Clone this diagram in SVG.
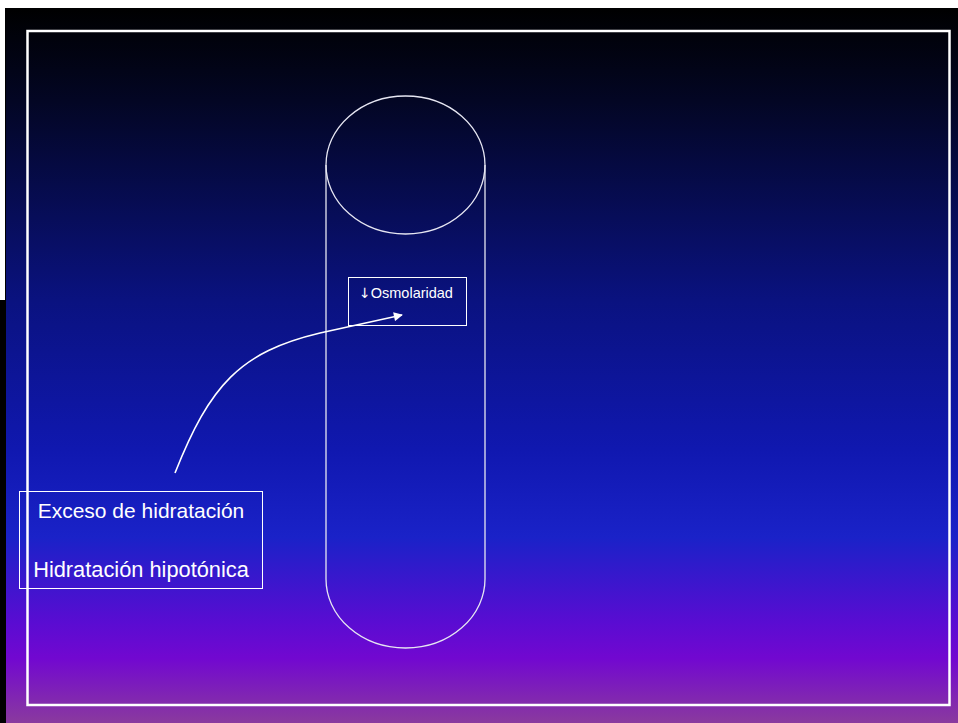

...

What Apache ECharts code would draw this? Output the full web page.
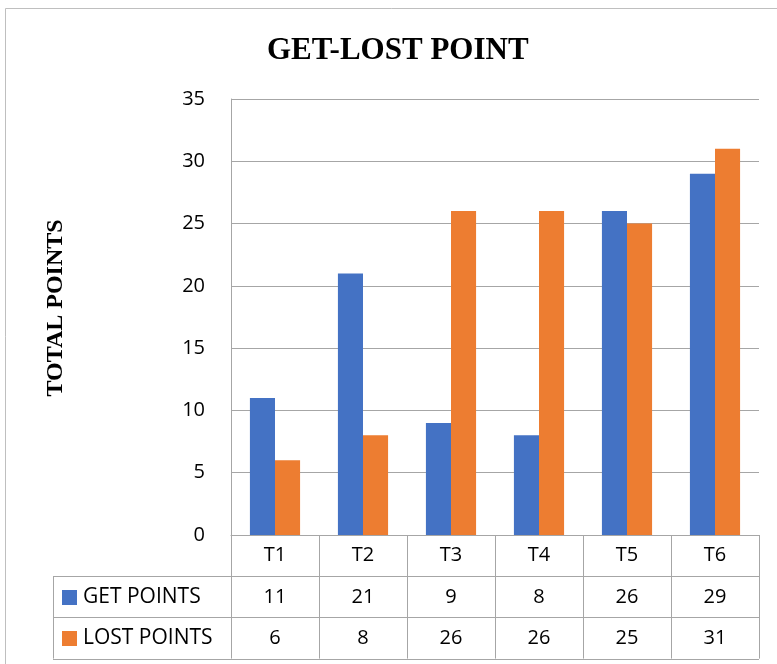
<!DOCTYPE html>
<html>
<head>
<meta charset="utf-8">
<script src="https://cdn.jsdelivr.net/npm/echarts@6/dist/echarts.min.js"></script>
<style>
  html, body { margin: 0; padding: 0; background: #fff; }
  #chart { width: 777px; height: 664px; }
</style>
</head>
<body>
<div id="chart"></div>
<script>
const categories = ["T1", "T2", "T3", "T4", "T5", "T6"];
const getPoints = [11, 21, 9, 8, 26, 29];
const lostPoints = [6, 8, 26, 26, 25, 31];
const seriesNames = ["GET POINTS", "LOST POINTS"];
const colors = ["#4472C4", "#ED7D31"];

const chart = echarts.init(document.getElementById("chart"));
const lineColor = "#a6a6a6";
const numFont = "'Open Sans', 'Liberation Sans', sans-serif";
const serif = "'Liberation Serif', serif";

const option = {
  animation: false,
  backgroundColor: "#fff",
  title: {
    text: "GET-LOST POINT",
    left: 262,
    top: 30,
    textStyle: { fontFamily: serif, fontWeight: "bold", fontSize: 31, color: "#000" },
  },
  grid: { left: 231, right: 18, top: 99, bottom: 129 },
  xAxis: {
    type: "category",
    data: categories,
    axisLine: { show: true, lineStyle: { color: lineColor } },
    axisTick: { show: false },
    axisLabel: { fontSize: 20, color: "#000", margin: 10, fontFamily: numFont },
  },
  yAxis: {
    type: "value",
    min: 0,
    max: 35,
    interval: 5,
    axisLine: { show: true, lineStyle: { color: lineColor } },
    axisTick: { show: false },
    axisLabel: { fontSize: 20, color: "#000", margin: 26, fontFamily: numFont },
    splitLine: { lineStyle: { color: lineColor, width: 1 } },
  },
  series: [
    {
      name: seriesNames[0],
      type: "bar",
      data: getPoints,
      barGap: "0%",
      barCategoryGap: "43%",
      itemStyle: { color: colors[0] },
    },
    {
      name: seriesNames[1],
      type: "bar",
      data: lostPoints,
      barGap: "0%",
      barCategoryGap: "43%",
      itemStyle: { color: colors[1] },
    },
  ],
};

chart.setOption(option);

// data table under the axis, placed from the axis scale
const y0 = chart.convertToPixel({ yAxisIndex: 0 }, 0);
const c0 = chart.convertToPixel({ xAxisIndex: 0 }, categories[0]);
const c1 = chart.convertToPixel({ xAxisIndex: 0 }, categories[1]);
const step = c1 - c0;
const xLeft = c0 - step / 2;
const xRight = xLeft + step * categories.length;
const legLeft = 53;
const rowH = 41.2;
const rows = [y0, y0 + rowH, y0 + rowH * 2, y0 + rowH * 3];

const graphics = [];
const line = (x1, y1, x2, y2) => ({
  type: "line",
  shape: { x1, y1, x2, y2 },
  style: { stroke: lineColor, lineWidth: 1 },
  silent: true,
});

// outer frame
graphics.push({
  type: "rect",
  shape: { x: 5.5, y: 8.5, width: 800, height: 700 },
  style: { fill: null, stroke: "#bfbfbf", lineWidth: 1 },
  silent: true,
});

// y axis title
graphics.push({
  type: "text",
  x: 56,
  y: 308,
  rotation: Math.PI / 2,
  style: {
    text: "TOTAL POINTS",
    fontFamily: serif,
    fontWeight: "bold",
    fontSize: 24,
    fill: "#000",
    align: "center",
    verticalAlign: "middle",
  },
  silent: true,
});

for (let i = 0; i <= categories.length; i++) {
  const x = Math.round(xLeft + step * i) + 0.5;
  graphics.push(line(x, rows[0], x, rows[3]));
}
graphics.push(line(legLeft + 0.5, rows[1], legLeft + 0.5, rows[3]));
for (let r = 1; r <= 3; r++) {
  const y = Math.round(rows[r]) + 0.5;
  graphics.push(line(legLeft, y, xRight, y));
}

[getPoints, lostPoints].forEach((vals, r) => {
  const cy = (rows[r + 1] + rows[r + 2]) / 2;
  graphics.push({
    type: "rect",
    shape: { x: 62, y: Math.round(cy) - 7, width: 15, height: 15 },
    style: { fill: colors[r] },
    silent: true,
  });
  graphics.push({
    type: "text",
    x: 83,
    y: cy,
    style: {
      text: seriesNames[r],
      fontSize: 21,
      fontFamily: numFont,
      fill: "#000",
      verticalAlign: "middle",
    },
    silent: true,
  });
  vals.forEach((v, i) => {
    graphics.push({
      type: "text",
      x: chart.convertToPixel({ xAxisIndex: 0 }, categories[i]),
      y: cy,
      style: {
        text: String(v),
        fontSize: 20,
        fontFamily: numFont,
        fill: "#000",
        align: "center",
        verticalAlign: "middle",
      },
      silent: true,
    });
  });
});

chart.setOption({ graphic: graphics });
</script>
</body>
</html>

* * *

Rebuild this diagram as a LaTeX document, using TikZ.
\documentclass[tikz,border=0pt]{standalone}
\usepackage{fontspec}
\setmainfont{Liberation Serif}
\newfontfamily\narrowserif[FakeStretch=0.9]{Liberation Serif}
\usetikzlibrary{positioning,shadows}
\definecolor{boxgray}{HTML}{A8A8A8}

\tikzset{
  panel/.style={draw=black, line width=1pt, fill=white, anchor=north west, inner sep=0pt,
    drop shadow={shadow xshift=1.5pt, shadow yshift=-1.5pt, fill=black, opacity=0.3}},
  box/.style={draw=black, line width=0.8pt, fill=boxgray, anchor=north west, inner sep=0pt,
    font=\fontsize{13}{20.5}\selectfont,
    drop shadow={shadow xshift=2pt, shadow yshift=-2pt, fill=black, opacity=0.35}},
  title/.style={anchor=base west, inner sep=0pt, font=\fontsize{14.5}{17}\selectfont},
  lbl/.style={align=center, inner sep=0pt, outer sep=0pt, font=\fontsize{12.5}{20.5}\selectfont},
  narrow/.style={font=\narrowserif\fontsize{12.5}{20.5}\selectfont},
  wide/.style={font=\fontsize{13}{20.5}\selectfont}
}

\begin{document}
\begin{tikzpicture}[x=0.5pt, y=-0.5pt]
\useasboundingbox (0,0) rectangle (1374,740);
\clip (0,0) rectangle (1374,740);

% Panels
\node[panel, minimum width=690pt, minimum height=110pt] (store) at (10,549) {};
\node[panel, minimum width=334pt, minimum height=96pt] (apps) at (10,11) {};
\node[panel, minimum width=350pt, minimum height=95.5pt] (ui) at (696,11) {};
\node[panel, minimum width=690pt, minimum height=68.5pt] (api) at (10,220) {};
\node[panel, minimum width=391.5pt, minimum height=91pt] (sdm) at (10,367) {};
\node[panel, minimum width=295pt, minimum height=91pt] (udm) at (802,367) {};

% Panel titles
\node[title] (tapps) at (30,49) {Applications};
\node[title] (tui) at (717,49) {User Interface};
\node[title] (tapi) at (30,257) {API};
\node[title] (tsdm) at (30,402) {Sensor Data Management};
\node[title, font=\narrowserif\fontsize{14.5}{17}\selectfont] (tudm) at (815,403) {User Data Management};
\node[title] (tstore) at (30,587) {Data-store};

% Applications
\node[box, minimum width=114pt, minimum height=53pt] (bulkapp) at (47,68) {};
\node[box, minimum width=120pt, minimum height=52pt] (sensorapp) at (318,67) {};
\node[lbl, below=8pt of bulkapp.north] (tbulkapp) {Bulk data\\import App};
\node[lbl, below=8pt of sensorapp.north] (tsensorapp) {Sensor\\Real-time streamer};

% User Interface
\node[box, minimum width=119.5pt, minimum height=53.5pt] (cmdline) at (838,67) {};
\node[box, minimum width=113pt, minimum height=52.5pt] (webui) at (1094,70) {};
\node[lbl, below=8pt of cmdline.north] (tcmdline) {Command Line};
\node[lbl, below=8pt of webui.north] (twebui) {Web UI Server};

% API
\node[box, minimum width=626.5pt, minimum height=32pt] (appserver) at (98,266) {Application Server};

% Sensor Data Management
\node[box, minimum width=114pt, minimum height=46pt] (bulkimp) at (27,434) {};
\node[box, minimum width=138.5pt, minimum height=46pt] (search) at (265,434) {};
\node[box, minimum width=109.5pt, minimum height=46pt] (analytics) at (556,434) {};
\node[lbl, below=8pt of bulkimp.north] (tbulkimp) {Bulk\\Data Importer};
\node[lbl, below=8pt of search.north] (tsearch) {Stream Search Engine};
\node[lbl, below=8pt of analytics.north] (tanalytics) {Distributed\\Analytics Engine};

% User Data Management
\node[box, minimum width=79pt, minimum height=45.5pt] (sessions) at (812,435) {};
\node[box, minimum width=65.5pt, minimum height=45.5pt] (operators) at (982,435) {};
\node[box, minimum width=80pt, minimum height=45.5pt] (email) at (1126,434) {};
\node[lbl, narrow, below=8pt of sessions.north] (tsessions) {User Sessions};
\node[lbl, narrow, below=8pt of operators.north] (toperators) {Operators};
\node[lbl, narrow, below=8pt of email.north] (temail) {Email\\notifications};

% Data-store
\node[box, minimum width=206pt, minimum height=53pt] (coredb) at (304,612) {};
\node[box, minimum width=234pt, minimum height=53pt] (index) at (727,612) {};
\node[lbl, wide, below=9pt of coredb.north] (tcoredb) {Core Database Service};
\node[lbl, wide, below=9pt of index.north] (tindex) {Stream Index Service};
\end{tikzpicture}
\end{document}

Exercise requirements: List all lines in the material containing the string "draw".

Result for this exercise:
What Apache ECharts code would draw this? Output the full web page.
  panel/.style={draw=black, line width=1pt, fill=white, anchor=north west, inner sep=0pt,
  box/.style={draw=black, line width=0.8pt, fill=boxgray, anchor=north west, inner sep=0pt,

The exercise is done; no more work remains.